⟨
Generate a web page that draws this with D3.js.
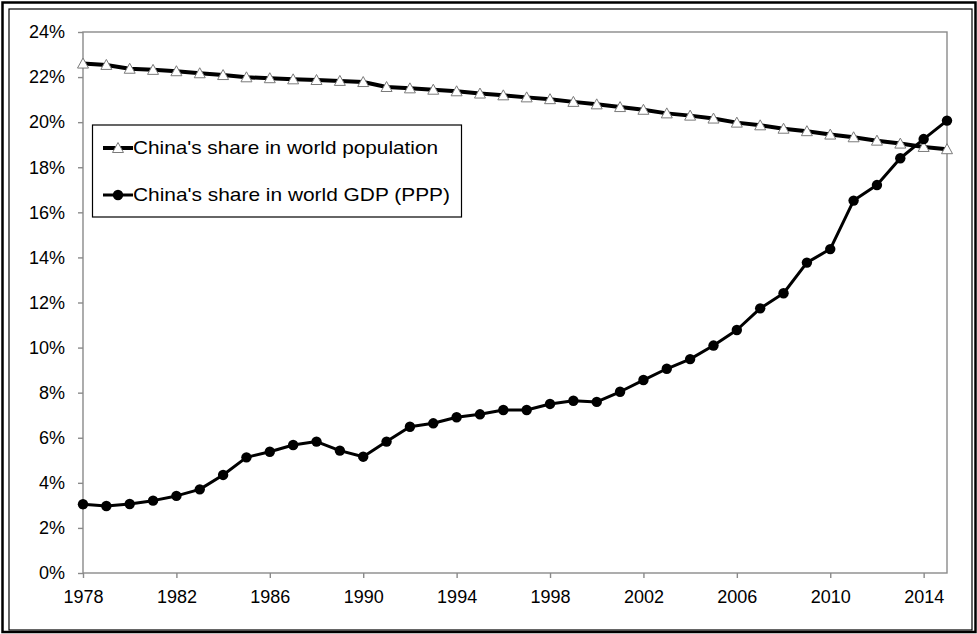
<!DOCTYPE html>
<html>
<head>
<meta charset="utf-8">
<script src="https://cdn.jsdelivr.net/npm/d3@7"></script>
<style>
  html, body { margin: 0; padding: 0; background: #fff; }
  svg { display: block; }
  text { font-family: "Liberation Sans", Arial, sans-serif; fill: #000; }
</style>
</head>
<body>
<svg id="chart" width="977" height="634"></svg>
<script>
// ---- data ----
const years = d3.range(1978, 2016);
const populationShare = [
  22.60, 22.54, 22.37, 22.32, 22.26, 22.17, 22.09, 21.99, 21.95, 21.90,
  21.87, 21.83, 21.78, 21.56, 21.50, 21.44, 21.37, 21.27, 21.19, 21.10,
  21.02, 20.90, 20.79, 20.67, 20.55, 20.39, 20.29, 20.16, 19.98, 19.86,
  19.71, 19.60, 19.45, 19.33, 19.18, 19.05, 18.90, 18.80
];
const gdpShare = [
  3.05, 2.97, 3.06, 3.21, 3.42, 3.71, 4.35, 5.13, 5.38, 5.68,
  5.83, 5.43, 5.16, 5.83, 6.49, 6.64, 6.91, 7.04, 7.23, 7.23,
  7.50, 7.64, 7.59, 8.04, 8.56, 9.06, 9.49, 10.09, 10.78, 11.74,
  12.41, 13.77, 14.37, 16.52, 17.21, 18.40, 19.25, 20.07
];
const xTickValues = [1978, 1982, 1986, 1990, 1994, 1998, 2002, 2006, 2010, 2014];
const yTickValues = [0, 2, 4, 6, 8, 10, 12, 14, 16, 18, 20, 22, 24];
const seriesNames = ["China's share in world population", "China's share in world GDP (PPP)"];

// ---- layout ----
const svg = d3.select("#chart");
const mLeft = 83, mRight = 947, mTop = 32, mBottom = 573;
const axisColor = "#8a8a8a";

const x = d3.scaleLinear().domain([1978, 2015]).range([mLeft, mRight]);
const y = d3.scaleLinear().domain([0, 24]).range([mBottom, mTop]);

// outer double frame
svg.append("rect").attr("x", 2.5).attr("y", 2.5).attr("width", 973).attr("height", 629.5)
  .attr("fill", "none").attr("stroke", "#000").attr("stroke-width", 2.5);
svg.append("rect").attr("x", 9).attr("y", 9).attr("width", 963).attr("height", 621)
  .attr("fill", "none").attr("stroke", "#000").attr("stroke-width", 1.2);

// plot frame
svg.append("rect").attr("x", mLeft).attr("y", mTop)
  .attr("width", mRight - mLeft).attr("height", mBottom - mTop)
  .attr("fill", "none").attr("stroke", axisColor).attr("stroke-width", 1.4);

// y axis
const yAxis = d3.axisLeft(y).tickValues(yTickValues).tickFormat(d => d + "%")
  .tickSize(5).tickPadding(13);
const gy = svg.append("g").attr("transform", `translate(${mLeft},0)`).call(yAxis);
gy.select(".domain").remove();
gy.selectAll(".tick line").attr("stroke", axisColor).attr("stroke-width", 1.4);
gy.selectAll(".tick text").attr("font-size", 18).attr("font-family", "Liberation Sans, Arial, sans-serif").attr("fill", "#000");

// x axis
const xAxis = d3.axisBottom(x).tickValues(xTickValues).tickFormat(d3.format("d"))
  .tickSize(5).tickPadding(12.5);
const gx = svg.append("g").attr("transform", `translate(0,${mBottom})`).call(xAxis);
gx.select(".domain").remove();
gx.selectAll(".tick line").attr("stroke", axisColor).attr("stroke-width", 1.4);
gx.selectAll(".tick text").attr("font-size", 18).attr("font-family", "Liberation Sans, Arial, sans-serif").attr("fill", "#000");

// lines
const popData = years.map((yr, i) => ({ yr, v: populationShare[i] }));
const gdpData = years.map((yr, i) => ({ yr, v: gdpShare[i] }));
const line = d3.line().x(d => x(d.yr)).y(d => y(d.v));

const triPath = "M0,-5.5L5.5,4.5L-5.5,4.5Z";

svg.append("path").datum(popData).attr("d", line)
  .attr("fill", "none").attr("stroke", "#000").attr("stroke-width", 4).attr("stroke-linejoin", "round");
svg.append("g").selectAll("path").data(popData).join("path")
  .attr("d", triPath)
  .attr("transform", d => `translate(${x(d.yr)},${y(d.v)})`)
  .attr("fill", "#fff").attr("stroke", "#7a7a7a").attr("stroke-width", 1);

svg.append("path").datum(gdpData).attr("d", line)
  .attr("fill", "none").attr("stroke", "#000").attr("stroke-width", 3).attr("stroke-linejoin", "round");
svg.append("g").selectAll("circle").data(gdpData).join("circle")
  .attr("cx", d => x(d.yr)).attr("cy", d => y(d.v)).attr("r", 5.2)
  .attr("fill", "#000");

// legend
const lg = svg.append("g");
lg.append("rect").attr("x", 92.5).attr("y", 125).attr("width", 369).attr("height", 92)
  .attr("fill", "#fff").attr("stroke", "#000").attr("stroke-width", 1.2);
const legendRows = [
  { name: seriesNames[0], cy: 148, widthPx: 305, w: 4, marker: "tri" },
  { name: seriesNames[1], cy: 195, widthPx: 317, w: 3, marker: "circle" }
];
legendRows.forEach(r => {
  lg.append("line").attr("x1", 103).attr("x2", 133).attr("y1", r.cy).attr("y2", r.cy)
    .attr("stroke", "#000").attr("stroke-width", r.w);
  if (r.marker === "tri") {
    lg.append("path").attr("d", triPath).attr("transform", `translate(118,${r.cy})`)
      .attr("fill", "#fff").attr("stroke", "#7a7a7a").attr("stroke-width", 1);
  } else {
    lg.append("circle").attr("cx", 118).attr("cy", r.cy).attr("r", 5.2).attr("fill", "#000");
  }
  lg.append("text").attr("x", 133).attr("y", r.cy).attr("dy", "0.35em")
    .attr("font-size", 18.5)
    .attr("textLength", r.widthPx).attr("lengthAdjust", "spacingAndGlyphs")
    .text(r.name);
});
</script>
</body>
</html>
⟩
Exercise:
Take the listing above and print it exactly, apart from the pictures.

Response to this task:
Generate a web page that draws this with D3.js.
<!DOCTYPE html>
<html>
<head>
<meta charset="utf-8">
<script src="https://cdn.jsdelivr.net/npm/d3@7"></script>
<style>
  html, body { margin: 0; padding: 0; background: #fff; }
  svg { display: block; }
  text { font-family: "Liberation Sans", Arial, sans-serif; fill: #000; }
</style>
</head>
<body>
<svg id="chart" width="977" height="634"></svg>
<script>
// ---- data ----
const years = d3.range(1978, 2016);
const populationShare = [
  22.60, 22.54, 22.37, 22.32, 22.26, 22.17, 22.09, 21.99, 21.95, 21.90,
  21.87, 21.83, 21.78, 21.56, 21.50, 21.44, 21.37, 21.27, 21.19, 21.10,
  21.02, 20.90, 20.79, 20.67, 20.55, 20.39, 20.29, 20.16, 19.98, 19.86,
  19.71, 19.60, 19.45, 19.33, 19.18, 19.05, 18.90, 18.80
];
const gdpShare = [
  3.05, 2.97, 3.06, 3.21, 3.42, 3.71, 4.35, 5.13, 5.38, 5.68,
  5.83, 5.43, 5.16, 5.83, 6.49, 6.64, 6.91, 7.04, 7.23, 7.23,
  7.50, 7.64, 7.59, 8.04, 8.56, 9.06, 9.49, 10.09, 10.78, 11.74,
  12.41, 13.77, 14.37, 16.52, 17.21, 18.40, 19.25, 20.07
];
const xTickValues = [1978, 1982, 1986, 1990, 1994, 1998, 2002, 2006, 2010, 2014];
const yTickValues = [0, 2, 4, 6, 8, 10, 12, 14, 16, 18, 20, 22, 24];
const seriesNames = ["China's share in world population", "China's share in world GDP (PPP)"];

// ---- layout ----
const svg = d3.select("#chart");
const mLeft = 83, mRight = 947, mTop = 32, mBottom = 573;
const axisColor = "#8a8a8a";

const x = d3.scaleLinear().domain([1978, 2015]).range([mLeft, mRight]);
const y = d3.scaleLinear().domain([0, 24]).range([mBottom, mTop]);

// outer double frame
svg.append("rect").attr("x", 2.5).attr("y", 2.5).attr("width", 973).attr("height", 629.5)
  .attr("fill", "none").attr("stroke", "#000").attr("stroke-width", 2.5);
svg.append("rect").attr("x", 9).attr("y", 9).attr("width", 963).attr("height", 621)
  .attr("fill", "none").attr("stroke", "#000").attr("stroke-width", 1.2);

// plot frame
svg.append("rect").attr("x", mLeft).attr("y", mTop)
  .attr("width", mRight - mLeft).attr("height", mBottom - mTop)
  .attr("fill", "none").attr("stroke", axisColor).attr("stroke-width", 1.4);

// y axis
const yAxis = d3.axisLeft(y).tickValues(yTickValues).tickFormat(d => d + "%")
  .tickSize(5).tickPadding(13);
const gy = svg.append("g").attr("transform", `translate(${mLeft},0)`).call(yAxis);
gy.select(".domain").remove();
gy.selectAll(".tick line").attr("stroke", axisColor).attr("stroke-width", 1.4);
gy.selectAll(".tick text").attr("font-size", 18).attr("font-family", "Liberation Sans, Arial, sans-serif").attr("fill", "#000");

// x axis
const xAxis = d3.axisBottom(x).tickValues(xTickValues).tickFormat(d3.format("d"))
  .tickSize(5).tickPadding(12.5);
const gx = svg.append("g").attr("transform", `translate(0,${mBottom})`).call(xAxis);
gx.select(".domain").remove();
gx.selectAll(".tick line").attr("stroke", axisColor).attr("stroke-width", 1.4);
gx.selectAll(".tick text").attr("font-size", 18).attr("font-family", "Liberation Sans, Arial, sans-serif").attr("fill", "#000");

// lines
const popData = years.map((yr, i) => ({ yr, v: populationShare[i] }));
const gdpData = years.map((yr, i) => ({ yr, v: gdpShare[i] }));
const line = d3.line().x(d => x(d.yr)).y(d => y(d.v));

const triPath = "M0,-5.5L5.5,4.5L-5.5,4.5Z";

svg.append("path").datum(popData).attr("d", line)
  .attr("fill", "none").attr("stroke", "#000").attr("stroke-width", 4).attr("stroke-linejoin", "round");
svg.append("g").selectAll("path").data(popData).join("path")
  .attr("d", triPath)
  .attr("transform", d => `translate(${x(d.yr)},${y(d.v)})`)
  .attr("fill", "#fff").attr("stroke", "#7a7a7a").attr("stroke-width", 1);

svg.append("path").datum(gdpData).attr("d", line)
  .attr("fill", "none").attr("stroke", "#000").attr("stroke-width", 3).attr("stroke-linejoin", "round");
svg.append("g").selectAll("circle").data(gdpData).join("circle")
  .attr("cx", d => x(d.yr)).attr("cy", d => y(d.v)).attr("r", 5.2)
  .attr("fill", "#000");

// legend
const lg = svg.append("g");
lg.append("rect").attr("x", 92.5).attr("y", 125).attr("width", 369).attr("height", 92)
  .attr("fill", "#fff").attr("stroke", "#000").attr("stroke-width", 1.2);
const legendRows = [
  { name: seriesNames[0], cy: 148, widthPx: 305, w: 4, marker: "tri" },
  { name: seriesNames[1], cy: 195, widthPx: 317, w: 3, marker: "circle" }
];
legendRows.forEach(r => {
  lg.append("line").attr("x1", 103).attr("x2", 133).attr("y1", r.cy).attr("y2", r.cy)
    .attr("stroke", "#000").attr("stroke-width", r.w);
  if (r.marker === "tri") {
    lg.append("path").attr("d", triPath).attr("transform", `translate(118,${r.cy})`)
      .attr("fill", "#fff").attr("stroke", "#7a7a7a").attr("stroke-width", 1);
  } else {
    lg.append("circle").attr("cx", 118).attr("cy", r.cy).attr("r", 5.2).attr("fill", "#000");
  }
  lg.append("text").attr("x", 133).attr("y", r.cy).attr("dy", "0.35em")
    .attr("font-size", 18.5)
    .attr("textLength", r.widthPx).attr("lengthAdjust", "spacingAndGlyphs")
    .text(r.name);
});
</script>
</body>
</html>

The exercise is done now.